The photo below shows the old sports ground of Jingde Middle School, taken by me on May 6, 2001.

The funniest part was always the goalkeepers. Several teams shared the same goal on one side, so for a while one team's keeper would be in goal, then another team's keeper would come over and take over. It was hilarious. Back then we played like lunatics, often staying until the sun went down. The field would go from packed with people to only the few of us stubborn brothers left lying on the ground in giant spread-eagle shapes.
The juniors one year below us had started playing earlier, and they combined better too, with something of a golden-generation aura about them. I once joined one of their matches, and because my technique was still poor I had no choice but to play goalkeeper. Anyone who has played casual football knows that nobody wants to keep goal. It is basically the same as being a ball boy.

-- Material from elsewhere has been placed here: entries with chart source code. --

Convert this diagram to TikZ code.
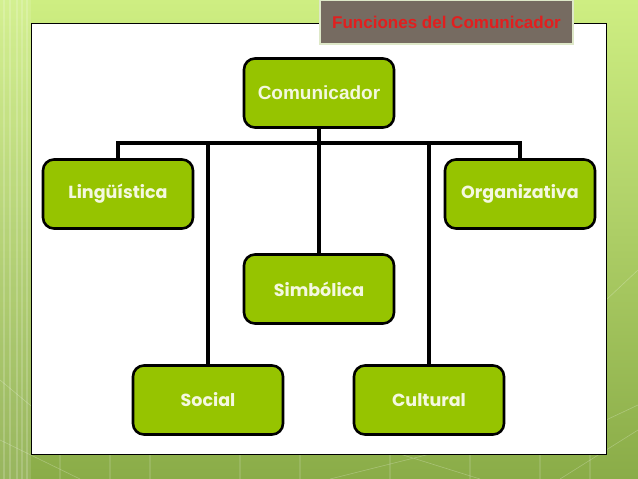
\documentclass[tikz,border=0pt]{standalone}
\usepackage{fontspec}
\setmainfont{Liberation Sans}
\newfontfamily\gothic{Poppins}
\definecolor{nodegreen}{RGB}{150,196,0}
\definecolor{txtcream}{RGB}{244,248,224}
\definecolor{titlebrown}{RGB}{118,107,97}
\definecolor{titlered}{RGB}{226,30,30}
\definecolor{bgtop}{RGB}{206,238,130}
\definecolor{bgbot}{RGB}{138,172,72}
\definecolor{titleedge}{RGB}{222,232,200}
\tikzset{
  fn/.style={draw=black, line width=2.6pt, fill=nodegreen, rounded corners=11pt,
    minimum width=150pt, minimum height=69pt, text=txtcream, font=\gothic\bfseries\fontsize{17.5}{20}\selectfont},
  bus/.style={draw=black, line width=3.2pt},
}
\begin{document}
\begin{tikzpicture}[x=1pt,y=-1pt]
\useasboundingbox (0,0) rectangle (638,479);
% background
\shade[top color=bgtop, bottom color=bgbot] (0,0) rectangle (638,479);
\fill[white, opacity=0.12] (0,0) rectangle (31,479);
\foreach \xx in {4,10,17,22,27} {\draw[white, opacity=0.18, line width=1.5pt] (\xx,0) -- (\xx,479);}
\foreach \xx in {60,110,150,240,300,390,470,540,590} {\draw[white, opacity=0.12, line width=2pt] (\xx,455) -- (\xx,479);}
\draw[white, opacity=0.25, line width=0.6pt] (0,380) -- (60,430) (0,440) -- (80,479) (330,479) -- (430,454) (480,479) -- (400,454) (606,300) -- (638,270) (606,420) -- (638,405) (560,479) -- (638,430);
% frame
\node[draw=black, line width=0.8pt, fill=white, minimum width=575pt, minimum height=431pt, inner sep=0pt] (frame) at (318.5,238.5) {};
% title
\node[draw=titleedge, line width=2.5pt, fill=titlebrown, minimum width=253pt, minimum height=44pt, inner sep=0pt,
  text=titlered, font=\bfseries\fontsize{17}{20}\selectfont] (title) at (446.5,22) {Funciones del Comunicador};
% nodes
\node[fn, font=\bfseries\fontsize{19}{22}\selectfont] (com) at (319,93) {Comunicador};
\node[fn] (lin) at (118,194) {Lingüística};
\node[fn] (org) at (520,194) {Organizativa};
\node[fn] (sim) at (319,289) {Simbólica};
\node[fn] (soc) at (208,400) {Social};
\node[fn] (cul) at (429,400) {Cultural};
% connectors
\coordinate (busL) at (118,143);
\coordinate (busR) at (520,143);
\draw[bus] (com.south) -- (sim.north);
\draw[bus] (lin.north) -- (busL) -- (busR) -- (org.north);
\draw[bus] (soc.north) -- (soc.north |- busL);
\draw[bus] (cul.north) -- (cul.north |- busL);
\end{tikzpicture}
\end{document}
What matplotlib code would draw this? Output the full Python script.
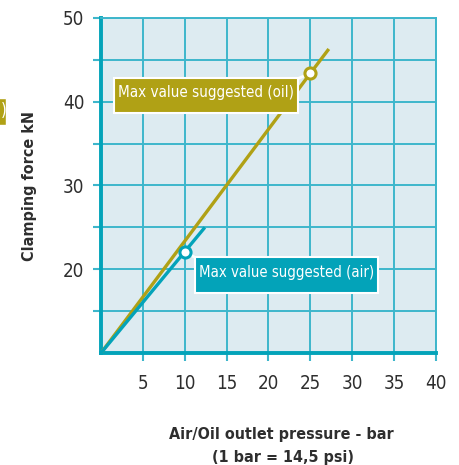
import matplotlib
matplotlib.use("Agg")
import matplotlib.pyplot as plt
from matplotlib.patches import Rectangle

# ---- data ----
oil_x = [0, 25, 27.2]
oil_y = [10, 43.4, 46.3]
air_x = [0, 10, 12.4]
air_y = [10, 22.1, 25.0]
oil_max = (25, 43.4)
air_max = (10, 22.1)
x_ticks = [5, 10, 15, 20, 25, 30, 35, 40]
y_major = [20, 30, 40, 50]
y_minor = [15, 25, 35, 45]
oil_label = "Max value suggested (oil)"
air_label = "Max value suggested (air)"
x_label1 = "Air/Oil outlet pressure - bar"
x_label2 = "(1 bar = 14,5 psi)"
y_label = "Clamping force kN"

OLIVE = "#B0A115"
TEAL = "#03A3B9"
GRID = "#3DB6CB"
BG = "#DDEBF1"
TXT = "#2E2E2E"
FONT = ["DejaVu Sans"]
ST = "condensed"

W, H = 460, 465
fig = plt.figure(figsize=(W / 100, H / 100), dpi=100)
fig.patch.set_facecolor("white")
renderer = fig.canvas.get_renderer()


def fx(px):
    return px / W


def fy(py):
    return 1 - py / H


def fit(t, target_px, vertical=False):
    bb = t.get_window_extent(renderer=renderer)
    cur = bb.height if vertical else bb.width
    t.set_fontsize(t.get_fontsize() * target_px / cur)


ax = fig.add_axes([fx(101), fy(353), fx(436) - fx(101), fy(18) - fy(353)])
ax.set_facecolor(BG)
ax.set_xlim(0, 40)
ax.set_ylim(10, 50)

ax.set_xticks(x_ticks)
ax.set_xticklabels([str(v) for v in x_ticks], fontfamily=FONT, fontstretch=ST,
                   fontsize=13.5, color=TXT)
ax.set_yticks(y_major)
ax.set_yticklabels([str(v) for v in y_major], fontfamily=FONT, fontstretch=ST,
                   fontsize=13.5, color=TXT)
ax.set_yticks(y_minor, minor=True)
ax.tick_params(axis="both", which="both", direction="out", length=6, width=1.5,
               color=GRID)
ax.tick_params(axis="y", pad=6)
ax.tick_params(axis="x", pad=9)

ax.grid(True, which="both", color=GRID, linewidth=1.4, zorder=1)
ax.set_axisbelow(True)

for s in ["left", "bottom"]:
    ax.spines[s].set_color(TEAL)
    ax.spines[s].set_linewidth(2.8)
for s in ["top", "right"]:
    ax.spines[s].set_color(GRID)
    ax.spines[s].set_linewidth(1.4)

ax.plot(oil_x, oil_y, color=OLIVE, lw=2.4, solid_capstyle="butt", zorder=3)
ax.plot(air_x, air_y, color=TEAL, lw=2.4, solid_capstyle="butt", zorder=3)


def data_from_px(px, py):
    return (px - 101) / 335 * 40, 50 - (py - 18) / 335 * 40


ox, oy = data_from_px(297, 79)
ax.plot([oil_max[0], ox], [oil_max[1], oy], color="white", lw=2, zorder=4)
axx, axy = data_from_px(196, 258)
ax.plot([air_max[0], axx], [air_max[1], axy], color="white", lw=2, zorder=4)

ax.plot(*oil_max, marker="o", ms=8, mfc="white", mec=OLIVE, mew=2.2, zorder=6)
ax.plot(*air_max, marker="o", ms=8, mfc="white", mec=TEAL, mew=2.2, zorder=6)


def label_box(x0, y0, x1, y1, color, text):
    bx0, by0 = data_from_px(x0, y1)
    bx1, by1 = data_from_px(x1, y0)
    r = Rectangle((bx0, by0), bx1 - bx0, by1 - by0, facecolor=color,
                  edgecolor="white", lw=1.5, zorder=5)
    ax.add_patch(r)
    t = ax.text((bx0 + bx1) / 2, (by0 + by1) / 2 + 0.3, text, color="white",
                fontfamily=FONT, fontstretch=ST, fontsize=12, ha="center",
                va="center", zorder=7)
    fit(t, (x1 - x0) - 8)


label_box(114, 78, 298, 113, OLIVE, oil_label)
label_box(195, 257, 378, 293, TEAL, air_label)

# cut-off element at left edge
fig.patches.append(Rectangle((fx(-20), fy(125)), fx(26), fy(98) - fy(125),
                             transform=fig.transFigure, facecolor=OLIVE,
                             edgecolor="white", lw=1, figure=fig))
fig.text(fx(0.5), fy(111.5), ")", color="white", fontfamily=FONT, fontstretch=ST,
         fontsize=12, ha="left", va="center")

t = fig.text(fx(30), fy(186), y_label, rotation=90, fontfamily=FONT, fontstretch=ST,
             fontsize=14, fontweight="bold", color=TXT, ha="center", va="center")
fit(t, 150, vertical=True)
t1 = fig.text(fx(281), fy(434), x_label1, fontfamily=FONT, fontstretch=ST,
              fontsize=14, fontweight="bold", color=TXT, ha="center", va="center")
fit(t1, 225)
t2 = fig.text(fx(283), fy(457), x_label2, fontfamily=FONT, fontstretch=ST,
              fontsize=t1.get_fontsize(), fontweight="bold", color=TXT,
              ha="center", va="center")

fig.savefig("out.png", dpi=100)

Naturally I was not willing to accept that, so I practiced hard every day. In football, the way you strike the ball often tells people what kind of player you are. As for me, I never liked dribbling much; I cared more about passing technique, movement, and placement. So when I was alone I loved practicing my kicking. There had once been a row of flat classroom buildings beside the field, and one of them had a sheet-metal door that was exactly the target size I liked. Even though I was otherwise a pretty obedient student, in the name of football improvement I had to become a violent man. At the beginning my kicking was awful, and the windows nearby suffered badly. On several occasions the ball curved over the roof and smashed the second-floor glass of the building behind it. Even Beckham would not have matched that trajectory. My improvement owed a great deal to that iron door and those broken windows. Sadly, both the field and the classrooms that held our sweat and friendship have been demolished. Nearly ten years later, whenever I pass the old place, I still think of shooting at that iron door in the dusk, and its echoes still ring in my ears.
Because my skills improved so quickly, by the second half of senior two I had already become one of the better football players in my class.